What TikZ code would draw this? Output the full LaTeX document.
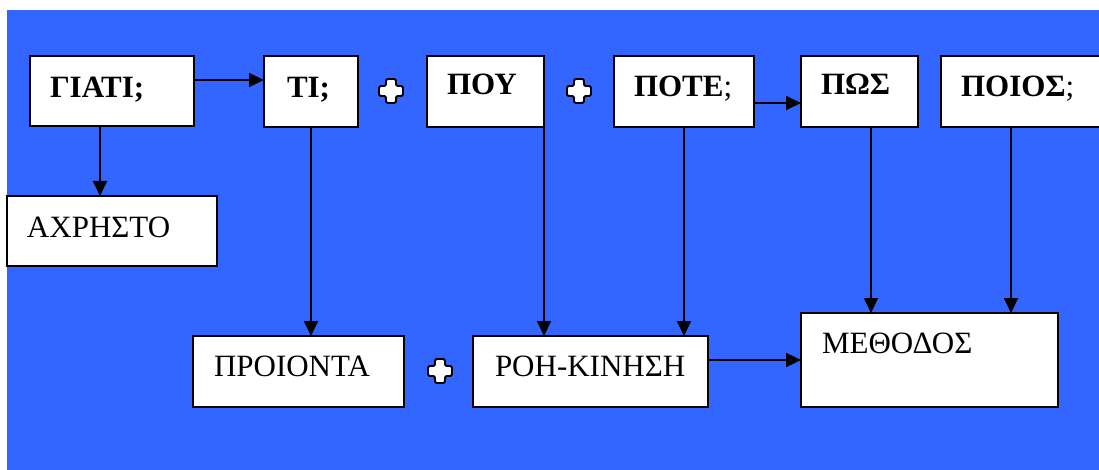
\documentclass[tikz,border=0pt]{standalone}
\usepackage{fontspec}
\setmainfont{Liberation Serif}
\usetikzlibrary{arrows.meta}
\definecolor{bgblue}{HTML}{3366FF}
\tikzset{
  box/.style={draw=black, fill=white, line width=2pt, inner sep=0pt, outer sep=0pt, anchor=north west},
  lbl/.style={inner sep=0pt, outer sep=0pt, anchor=base west, font=\fontsize{31}{36}\selectfont},
  arr/.style={line width=1.8pt, -{Triangle[length=15pt,width=14pt]}},
  plusshape/.style={draw=black, fill=white, line width=1.8pt, rounded corners=1.5pt},
}
\newcommand{\plussign}[2]{%
  \draw[plusshape] (#1,#2) ++(-5,-12) -- ++(10,0) -- ++(0,7) -- ++(7,0) -- ++(0,10) -- ++(-7,0) -- ++(0,7) -- ++(-10,0) -- ++(0,-7) -- ++(-7,0) -- ++(0,-10) -- ++(7,0) -- cycle;}
\begin{document}
\begin{tikzpicture}[x=1pt,y=-1pt]
\useasboundingbox (0,0) rectangle (1099,470);
\clip (0,0) rectangle (1099,470);
\fill[bgblue] (7,10) rectangle (1110,480);
% boxes
\node[box, minimum width=164pt, minimum height=70pt] (giati) at (30,56) {};
\node[box, minimum width=94pt, minimum height=71pt] (ti) at (264,56) {};
\node[box, minimum width=117pt, minimum height=71pt] (pou) at (427,56) {};
\node[box, minimum width=140pt, minimum height=71pt] (pote) at (614,56) {};
\node[box, minimum width=117pt, minimum height=71pt] (pos) at (801,56) {};
\node[box, minimum width=170pt, minimum height=71pt] (poios) at (941,56) {};
\node[box, minimum width=210pt, minimum height=70pt] (axr) at (7,196) {};
\node[box, minimum width=211pt, minimum height=71pt] (proi) at (193,336) {};
\node[box, minimum width=235pt, minimum height=71pt] (roh) at (473,336) {};
\node[box, minimum width=257pt, minimum height=94pt] (meth) at (801,313) {};
% labels
\node[lbl] (tgiati) at (50,98) {\textbf{ΓΙΑΤΙ;}};
\node[lbl] (tti) at (287,98) {\textbf{ΤΙ;}};
\node[lbl] (tpou) at (447,95) {\textbf{ΠΟΥ}};
\node[lbl] (tpote) at (634,97) {\textbf{ΠΟΤΕ};};
\node[lbl] (tpos) at (821,95) {\textbf{ΠΩΣ}};
\node[lbl] (tpoios) at (961,97) {\textbf{ΠΟΙΟΣ};};
\node[lbl] (taxr) at (27,237) {ΑΧΡΗΣΤΟ};
\node[lbl] (tproi) at (214,376) {ΠΡΟΙΟΝΤΑ};
\node[lbl] (troh) at (495,376) {ΡΟΗ-ΚΙΝΗΣΗ};
\node[lbl] (tmeth) at (822,353) {ΜΕΘΟΔΟΣ};
% plus signs
\plussign{391}{91}
\plussign{579}{91}
\plussign{440}{371}
% connectors
\coordinate (g1) at ([yshift=-24pt]giati.north east);
\draw[arr] (g1) -- (g1 -| ti.west);
\coordinate (g2) at ([xshift=70pt]giati.south west);
\draw[arr] (g2) -- (g2 |- axr.north);
\draw[arr] (ti.south) -- (ti.south |- proi.north);
\draw[arr] (pou.south east) -- (pou.south east |- roh.north);
\draw[arr] (pote.south) -- (pote.south |- roh.north);
\coordinate (p1) at ([yshift=24pt]pote.south east);
\draw[arr] (p1) -- (p1 -| pos.west);
\coordinate (p2) at ([xshift=70pt]pos.south west);
\draw[arr] (p2) -- (p2 |- meth.north);
\coordinate (p3) at ([xshift=70pt]poios.south west);
\draw[arr] (p3) -- (p3 |- meth.north);
\coordinate (r1) at ([yshift=-24pt]roh.north east);
\draw[arr] (r1) -- (r1 -| meth.west);
\end{tikzpicture}
\end{document}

__________________________________________________

What you have to do: Copy each line exactly, and leave the pictures out of your copy.

Response below:
What TikZ code would draw this? Output the full LaTeX document.
\documentclass[tikz,border=0pt]{standalone}
\usepackage{fontspec}
\setmainfont{Liberation Serif}
\usetikzlibrary{arrows.meta}
\definecolor{bgblue}{HTML}{3366FF}
\tikzset{
  box/.style={draw=black, fill=white, line width=2pt, inner sep=0pt, outer sep=0pt, anchor=north west},
  lbl/.style={inner sep=0pt, outer sep=0pt, anchor=base west, font=\fontsize{31}{36}\selectfont},
  arr/.style={line width=1.8pt, -{Triangle[length=15pt,width=14pt]}},
  plusshape/.style={draw=black, fill=white, line width=1.8pt, rounded corners=1.5pt},
}
\newcommand{\plussign}[2]{%
  \draw[plusshape] (#1,#2) ++(-5,-12) -- ++(10,0) -- ++(0,7) -- ++(7,0) -- ++(0,10) -- ++(-7,0) -- ++(0,7) -- ++(-10,0) -- ++(0,-7) -- ++(-7,0) -- ++(0,-10) -- ++(7,0) -- cycle;}
\begin{document}
\begin{tikzpicture}[x=1pt,y=-1pt]
\useasboundingbox (0,0) rectangle (1099,470);
\clip (0,0) rectangle (1099,470);
\fill[bgblue] (7,10) rectangle (1110,480);
% boxes
\node[box, minimum width=164pt, minimum height=70pt] (giati) at (30,56) {};
\node[box, minimum width=94pt, minimum height=71pt] (ti) at (264,56) {};
\node[box, minimum width=117pt, minimum height=71pt] (pou) at (427,56) {};
\node[box, minimum width=140pt, minimum height=71pt] (pote) at (614,56) {};
\node[box, minimum width=117pt, minimum height=71pt] (pos) at (801,56) {};
\node[box, minimum width=170pt, minimum height=71pt] (poios) at (941,56) {};
\node[box, minimum width=210pt, minimum height=70pt] (axr) at (7,196) {};
\node[box, minimum width=211pt, minimum height=71pt] (proi) at (193,336) {};
\node[box, minimum width=235pt, minimum height=71pt] (roh) at (473,336) {};
\node[box, minimum width=257pt, minimum height=94pt] (meth) at (801,313) {};
% labels
\node[lbl] (tgiati) at (50,98) {\textbf{ΓΙΑΤΙ;}};
\node[lbl] (tti) at (287,98) {\textbf{ΤΙ;}};
\node[lbl] (tpou) at (447,95) {\textbf{ΠΟΥ}};
\node[lbl] (tpote) at (634,97) {\textbf{ΠΟΤΕ};};
\node[lbl] (tpos) at (821,95) {\textbf{ΠΩΣ}};
\node[lbl] (tpoios) at (961,97) {\textbf{ΠΟΙΟΣ};};
\node[lbl] (taxr) at (27,237) {ΑΧΡΗΣΤΟ};
\node[lbl] (tproi) at (214,376) {ΠΡΟΙΟΝΤΑ};
\node[lbl] (troh) at (495,376) {ΡΟΗ-ΚΙΝΗΣΗ};
\node[lbl] (tmeth) at (822,353) {ΜΕΘΟΔΟΣ};
% plus signs
\plussign{391}{91}
\plussign{579}{91}
\plussign{440}{371}
% connectors
\coordinate (g1) at ([yshift=-24pt]giati.north east);
\draw[arr] (g1) -- (g1 -| ti.west);
\coordinate (g2) at ([xshift=70pt]giati.south west);
\draw[arr] (g2) -- (g2 |- axr.north);
\draw[arr] (ti.south) -- (ti.south |- proi.north);
\draw[arr] (pou.south east) -- (pou.south east |- roh.north);
\draw[arr] (pote.south) -- (pote.south |- roh.north);
\coordinate (p1) at ([yshift=24pt]pote.south east);
\draw[arr] (p1) -- (p1 -| pos.west);
\coordinate (p2) at ([xshift=70pt]pos.south west);
\draw[arr] (p2) -- (p2 |- meth.north);
\coordinate (p3) at ([xshift=70pt]poios.south west);
\draw[arr] (p3) -- (p3 |- meth.north);
\coordinate (r1) at ([yshift=-24pt]roh.north east);
\draw[arr] (r1) -- (r1 -| meth.west);
\end{tikzpicture}
\end{document}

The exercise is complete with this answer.